Model selection must match business characteristics. Time-series forecasting algorithms perform well for businesses with stable, recurring revenue patterns and predictable cost structures. Regression-based models are more appropriate where multiple external variables like exchange rates, commodity prices, and interest rates have a material influence on financial outcomes. Many enterprise tools now use ensemble approaches that combine methodologies, but understanding which approach underpins your chosen tool is important for interpreting its outputs correctly.
Human oversight remains essential. AI forecasting tools produce outputs that require interpretation by professionals who understand the business context, the strategic priorities, and the judgment calls that no model can make. The organisations achieving the best outcomes are those that have redefined the finance function’s role from data processing to strategic analysis and have built the capability to operate at that level.
Several developments in the AI-for-finance space are worth tracking for any finance professional thinking seriously about where this goes over the next three to five years.
Generative AI is being integrated into financial planning tools, enabling plain-language interaction with financial data. Rather than building a custom report, a CFO can ask: “What drove the deterioration in gross margin across our South Island operations over the last two quarters, and which cost centres were the primary contributors?” and receive a structured, data-backed response in seconds. Conversational analytics is moving from prototype to standard capability at a faster rate than most vendors anticipated.
Continuous forecasting, the replacement of fixed annual budget cycles with rolling forecasts updated monthly or quarterly, is being adopted across a growing range of organisations in New Zealand and globally. This model is operationally viable at scale only with AI managing the underlying data processing, model updating, and variance identification. Without it, the administrative burden makes rolling forecasts impractical for most finance teams.

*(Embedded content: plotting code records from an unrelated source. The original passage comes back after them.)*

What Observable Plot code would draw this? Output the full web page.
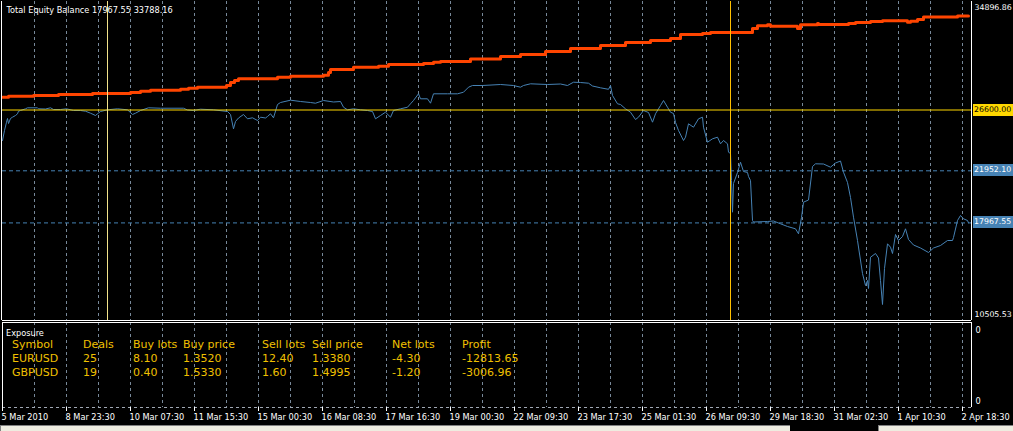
<!DOCTYPE html>
<html><head><meta charset="utf-8">
<script src="https://cdn.jsdelivr.net/npm/d3@7"></script>
<script src="https://cdn.jsdelivr.net/npm/@observablehq/plot@0.6"></script>
<style>
html,body{margin:0;padding:0;background:#000;}
#wrap{position:relative;width:1013px;height:431px;overflow:hidden;background:#000;font-family:"DejaVu Sans",sans-serif;}
#main{position:absolute;left:0;top:0;}
#sub{position:absolute;left:0;top:321px;}
.tag{position:absolute;left:973px;width:40px;height:12px;font-size:7.8px;line-height:12px;padding-left:1px;white-space:nowrap;overflow:visible;box-sizing:border-box;}
.cell{position:absolute;font-size:11px;color:#F0C000;white-space:nowrap;line-height:14px;}
.small{position:absolute;font-size:8.2px;color:#fff;white-space:nowrap;line-height:12px;}
.status{position:absolute;top:425px;height:10px;background:#EEECE0;border-top:1px solid #808080;border-left:1px solid #808080;box-sizing:border-box;}
</style></head><body>
<div id="wrap"><div id="main"></div><div id="sub"></div></div>
<script>
// ---------- data ----------
const timeLabels = ["5 Mar 2010","8 Mar 23:30","10 Mar 07:30","11 Mar 15:30","15 Mar 00:30","16 Mar 08:30","17 Mar 16:30","19 Mar 00:30","22 Mar 09:30","23 Mar 17:30","25 Mar 01:30","26 Mar 09:30","29 Mar 18:30","31 Mar 02:30","1 Apr 10:30","2 Apr 18:30"];
const labelBars = [0,32,64,96,128,160,192,224,256,288,320,352,384,416,448,480];
const gridBars = [16,32,48,64,80,96,112,128,144,160,176,192,208,224,240,256,272,288,304,320,336,352,368,384,400,416,432,448,464,480];
const barMax = 484.5;

const eqBar = [0,1,2,2.5,3,4,5,6.5,7.5,8,9,11.5,12.5,17.5,18,21.5,24,25.5,29,32,35.5,39,41.5,44,46.5,47.5,49,52.5,57.5,62.5,65,66.5,69,73,79,90.5,92.5,95.5,99,105.5,112.5,114,115.5,116.5,118,120.5,122.5,125,127.5,129,131.5,132.5,134,135.5,137.5,139,144,149,154,156.5,160.5,165.5,169,170.5,172.5,175.5,179,182.5,185,186.5,189,191.5,194,195.5,199,202.5,204,205.5,208,209,212.5,214,215.5,222.5,227.5,230.5,233,235,240,249,255.5,259,260.5,264,272.5,279,282.5,285.5,289,293,295,299,303,304,305,307.5,309,311.5,314,316.5,318,320.5,323,325,326.5,329,330.5,332.5,334,335.5,336.5,338,340.5,341.5,343,345.5,348,350,350.5,352.5,355,357.5,359,360.5,362.5,363,364,364.5,365,365.5,367.5,369,370.5,372.5,373,374,375,375.5,382.5,385.5,389,392.5,396.5,398,399.5,400.5,403,405,406.5,410.5,414,416.5,419,420.5,422.5,424,425.5,427.5,430,431.5,432.5,433,434,436.5,438,439,440,441,442.5,444,445,446.5,448,450,451.5,453,455.5,459,463,465.5,469,472.5,475,475.5,477.5,479,480.5,482.5,483];
const eqVal = [24269,25033,25668,25951,25568,25951,26050,26180,26310,26509,26562,26692,26769,26769,26692,26677,26769,26639,26639,26692,26562,26562,26509,26356,26180,26310,26486,26616,26692,26616,26256,26356,26562,26769,26738,26738,26600,26562,26662,26616,26486,26256,25163,25721,25989,26256,25928,26004,25798,26050,25989,26103,26310,26004,27021,27174,27350,27250,27174,27120,27327,27212,27250,26814,26616,26692,26616,26562,26486,25928,26180,26432,26050,26562,26692,26814,27074,27327,27839,27457,27457,27120,27839,27839,27839,27961,28344,28474,28474,28550,28474,28344,28474,28604,28550,28588,28474,28726,28703,28650,28435,28298,28183,28474,27709,27074,27021,26692,26432,25874,26050,26562,26409,25668,26310,26944,27327,26814,26432,26333,25645,25033,24269,24521,25545,25285,25928,26050,25285,24138,24398,24521,24016,24269,24016,23374,23274,21210,18786,20980,21822,22609,21898,21822,21516,21210,18151,18037,18075,18113,17899,17693,17517,17134,18381,19551,19719,22280,22487,22471,22227,22548,22701,21844,21057,19910,18404,16622,14099,13181,13564,12952,15345,15628,15284,13564,11729,14481,16370,16110,15628,17081,16622,16928,17517,16699,16278,16049,15705,16049,16240,16622,16622,16852,18151,18534,18281,18151,17967.55];

const balBar = [0,3,15.5,28,45,64,69,74,89,93,97.5,112,114,116,118,137.5,144,160.5,163,164,175.5,188,193,210.5,215.5,219,234,249,259,271.5,284,299,311.5,324,334,339,350,354,375,377.5,382.5,384,397.5,399,407.5,408,423,426.5,434,440,452.5,454,457.5,460.5,477.5,483];
const balVal = [27580,27648,27710,27786,27862,27939,28038,28115,28191,28267,28344,28474,28703,28856,28986,29109,29185,29262,29467,29697,29873,29950,30080,30156,30256,30309,30500,30691,30844,31074,31303,31533,31762,31915,32068,32374,32450,32526,32832,33039,33115,33008,32832,33115,33215,33138,33215,33291,33368,33421,33314,33390,33520,33720,33788.16,33788.16];

const yLimits = [10505.53, 34896.86];
const priceLines = [26600.00, 21952.10, 17967.55];
const vLineBars = [52.5, 364];

const expHeaders = ["Symbol","Deals","Buy lots","Buy price","Sell lots","Sell price","Net lots","Profit"];
const expSymbols = ["EURUSD","GBPUSD"];
const expDeals = [25, 19];
const expBuyLots = [8.10, 0.40];
const expBuyPrice = [1.3520, 1.5330];
const expSellLots = [12.40, 1.60];
const expSellPrice = [1.3380, 1.4995];
const expNetLots = [-4.30, -1.20];
const expProfit = [-12813.65, -3006.96];
const subAxisLabels = ["0", "0"];

// ---------- build ----------
const equity = eqBar.map((b, i) => ({bar: b, v: eqVal[i]}));
const balance = balBar.map((b, i) => ({bar: b, v: balVal[i]}));
const title = `Total Equity Balance ${eqVal[eqVal.length-1].toFixed(2)} ${balVal[balVal.length-1].toFixed(2)}`;
const font = {background: "#000", fontFamily: "DejaVu Sans", fontSize: "8.2px", overflow: "visible"};
const gridStyle = {stroke: "#778899", strokeDasharray: "3,3"};

const main = Plot.plot({
  width: 1013, height: 321,
  marginLeft: 2, marginRight: 42, marginTop: 1, marginBottom: 1,
  style: font,
  x: {domain: [0, barMax], axis: null},
  y: {domain: yLimits, axis: null},
  marks: [
    Plot.ruleX(gridBars, gridStyle),
    Plot.line(balance, {x: "bar", y: "v", curve: "step-after", stroke: "#FF4500", strokeWidth: 3}),
    Plot.line(equity, {x: "bar", y: "v", stroke: "#4682B4", strokeWidth: 1}),
    Plot.ruleY([priceLines[0]], {stroke: "#FFD700"}),
    Plot.ruleY(priceLines.slice(1), {stroke: "#4682B4", strokeDasharray: "4,3"}),
    Plot.ruleX([vLineBars[0]], {stroke: "#F3E38A"}),
    Plot.ruleX([vLineBars[1]], {stroke: "#FFC000"}),
    Plot.ruleX([0], {stroke: "#fff", dx: -1}),
    Plot.ruleX([barMax], {stroke: "#fff"}),
    Plot.ruleY([yLimits[0]], {stroke: "#fff"}),
    Plot.text([title], {frameAnchor: "top-left", textAnchor: "start", lineAnchor: "middle", dx: 4, dy: 9, fill: "#fff"}),
    Plot.text([yLimits[1]], {text: d => d.toFixed(2), frameAnchor: "top-right", textAnchor: "start", lineAnchor: "middle", dx: 3, dy: 6, fill: "#fff", fontSize: 7.8}),
    Plot.text([yLimits[0]], {text: d => d.toFixed(2), frameAnchor: "bottom-right", textAnchor: "start", lineAnchor: "middle", dx: 3, dy: -6, fill: "#fff", fontSize: 7.8})
  ]
});
document.getElementById("main").appendChild(main);

// price tags on the right, positioned with the plot's own y scale
const ys = main.scale("y");
const wrap = document.getElementById("wrap");
priceLines.forEach((v, i) => {
  const d = document.createElement("div");
  d.className = "tag";
  d.textContent = v.toFixed(2);
  d.style.top = (ys.apply(v) - 6) + "px";
  d.style.background = i === 0 ? "#FFD700" : "#4682B4";
  d.style.color = i === 0 ? "#000" : "#fff";
  wrap.appendChild(d);
});

const sub = Plot.plot({
  width: 1013, height: 104,
  marginLeft: 2, marginRight: 42, marginTop: 1, marginBottom: 18,
  style: font,
  x: {domain: [0, barMax]},
  y: {domain: [0, 1], axis: null},
  marks: [
    Plot.ruleX(gridBars, gridStyle),
    Plot.ruleY([0], {stroke: "#A0A8B4", strokeDasharray: "3,3"}),
    Plot.ruleY([1], {stroke: "#fff"}),
    Plot.ruleX([0], {stroke: "#fff"}),
    Plot.ruleX([barMax], {stroke: "#fff"}),
    Plot.axisX(labelBars, {tickSize: 4, tickFormat: () => "", stroke: "#fff"}),
    Plot.text(labelBars, {x: d => d, text: (d, i) => timeLabels[i], frameAnchor: "bottom", textAnchor: "start", lineAnchor: "middle", dx: -1, dy: 10, fill: "#fff"}),
    Plot.text([subAxisLabels[0]], {frameAnchor: "top-right", textAnchor: "start", lineAnchor: "middle", dx: 4, dy: 8, fill: "#fff"}),
    Plot.text([subAxisLabels[1]], {frameAnchor: "bottom-right", textAnchor: "start", lineAnchor: "middle", dx: 4, dy: -6, fill: "#fff"})
  ]
});
document.getElementById("sub").appendChild(sub);

// exposure table (text)
const colX = [12, 83, 133, 183, 262, 312, 392, 462];
const rowTop = [338, 352, 366];
function addCell(txt, x, y, cls) {
  const d = document.createElement("div");
  d.className = cls; d.textContent = txt;
  d.style.left = x + "px"; d.style.top = y + "px";
  wrap.appendChild(d);
}
addCell("Exposure", 6, 327, "small");
expHeaders.forEach((h, j) => addCell(h, colX[j], rowTop[0], "cell"));
expSymbols.forEach((s, r) => {
  const vals = [s, String(expDeals[r]), expBuyLots[r].toFixed(2), expBuyPrice[r].toFixed(4),
    expSellLots[r].toFixed(2), expSellPrice[r].toFixed(4), expNetLots[r].toFixed(2), expProfit[r].toFixed(2)];
  vals.forEach((t, j) => addCell(t, colX[j], rowTop[r + 1], "cell"));
});

// status bar panes
[[0, 790], [878, 140]].forEach(([l, w]) => {
  const d = document.createElement("div");
  d.className = "status"; d.style.left = l + "px"; d.style.width = w + "px";
  wrap.appendChild(d);
});
</script></body></html>
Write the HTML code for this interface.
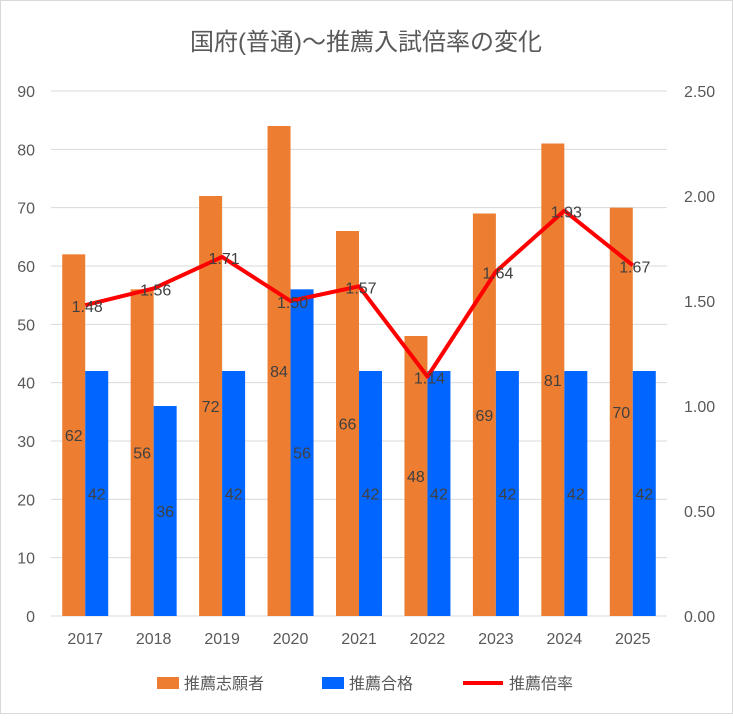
<!DOCTYPE html>
<html><head><meta charset="utf-8"><style>
body{margin:0;background:#fff}
svg text{font-family:"Liberation Sans","Noto Sans CJK JP",sans-serif}
</style></head><body>
<svg id="c" width="733" height="714">
<rect x="0.5" y="0.5" width="732" height="713" fill="#fff" stroke="#d9d9d9"/>
<text x="366" y="50" text-anchor="middle" font-size="24" fill="#595959">国府(普通)～推薦入試倍率の変化</text>
<g id="g"></g>
<g>
<rect x="157" y="677" width="22" height="12" fill="#ed7d31"/>
<text x="184" y="689" font-size="16" fill="#595959">推薦志願者</text>
<rect x="322" y="677" width="22" height="12" fill="#0066ff"/>
<text x="349" y="689" font-size="16" fill="#595959">推薦合格</text>
<line x1="463" y1="683" x2="503" y2="683" stroke="#ff0000" stroke-width="4"/>
<text x="509" y="689" font-size="16" fill="#595959">推薦倍率</text>
</g>
</svg>
<script>
const categories=["2017","2018","2019","2020","2021","2022","2023","2024","2025"];
const applicants=[62,56,72,84,66,48,69,81,70];
const passed=[42,36,42,56,42,42,42,42,42];
const ratio=[1.48,1.56,1.71,1.50,1.57,1.14,1.64,1.93,1.67];
const leftTicks=[0,10,20,30,40,50,60,70,80,90];
const rightTicks=["0.00","0.50","1.00","1.50","2.00","2.50"];
const X0=51,X1=667,Y0=616,Y1=91;
const yL=v=>Y0-(v/90)*(Y0-Y1);
const yR=v=>Y0-(v/2.5)*(Y0-Y1);
const band=(X1-X0)/categories.length;
const xc=i=>X0+band*(i+0.5);
const g=document.getElementById('g');
const NS="http://www.w3.org/2000/svg";
function mk(t,a){const e=document.createElementNS(NS,t);for(const k in a)e.setAttribute(k,a[k]);g.appendChild(e);return e;}
leftTicks.forEach(v=>{
 const l=mk('line',{x1:X0,x2:X1,y1:yL(v),y2:yL(v),stroke:'#d9d9d9','stroke-width':1});
 
 
 const t=mk('text',{x:35,y:yL(v)+6,'text-anchor':'end','font-size':16,fill:'#595959'});t.textContent=v;
 
 
});
rightTicks.forEach(s=>{
 const t=mk('text',{x:684,y:yR(+s)+6,'font-size':16,fill:'#595959'});t.textContent=s;
 
 
});
const bw=23;
categories.forEach((c,i)=>{
 const x=xc(i);
 const a=mk('rect',{x:x-bw,y:yL(applicants[i]),width:bw,height:Y0-yL(applicants[i]),fill:'#ed7d31'});
 
 
 const b=mk('rect',{x:x,y:yL(passed[i]),width:bw,height:Y0-yL(passed[i]),fill:'#0066ff'});
 
 
 const t=mk('text',{x:x,y:644,'text-anchor':'middle','font-size':16,fill:'#595959'});t.textContent=c;
 
 
 const la=mk('text',{x:x-bw/2,y:(Y0+yL(applicants[i]))/2+6,'text-anchor':'middle','font-size':16,fill:'#404040'});la.textContent=applicants[i];
 
 
 const lb=mk('text',{x:x+bw/2,y:(Y0+yL(passed[i]))/2+6,'text-anchor':'middle','font-size':16,fill:'#404040'});lb.textContent=passed[i];
 
 
});
const p=mk('polyline',{points:ratio.map((v,i)=>xc(i)+','+yR(v)).join(' '),fill:'none',stroke:'#ff0000','stroke-width':4,'stroke-linejoin':'round'});


ratio.forEach((v,i)=>{
 const t=mk('text',{x:xc(i)+2,y:yR(v)+7,'text-anchor':'middle','font-size':16,fill:'#404040'});t.textContent=v.toFixed(2);
 
 
});
</script>
</body></html>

Automated financial reporting is compressing the production time for routine management accounts and board reporting. Consolidation tasks that required multiple days of analyst time are being reduced to hours, redirecting finance capacity toward business partnering and strategic planning.
The trajectory is from descriptive analytics (what happened) to predictive analytics (what will happen) to prescriptive analytics (what the organisation should do in response). AI in financial forecasting is the enabling infrastructure for all three.
For New Zealand businesses operating in an environment shaped by RBNZ monetary policy, international trade exposure, labour market pressures, and evolving compliance obligations, alongside the global markets of the US, UK, and Europe, the ability to forecast with greater precision and adapt with greater speed is a material strategic advantage.
AI in financial forecasting has moved beyond the pilot phase. The technology is proven, the platforms are accessible, and the implementation path is well-documented. What remains is the organisational decision to build this capability into the finance function, or to continue operating with tools that were not designed for the rate of change that modern businesses now face.
The businesses that make that decision now will have a compounding advantage over those that make it later. In financial forecasting, as in markets, timing matters.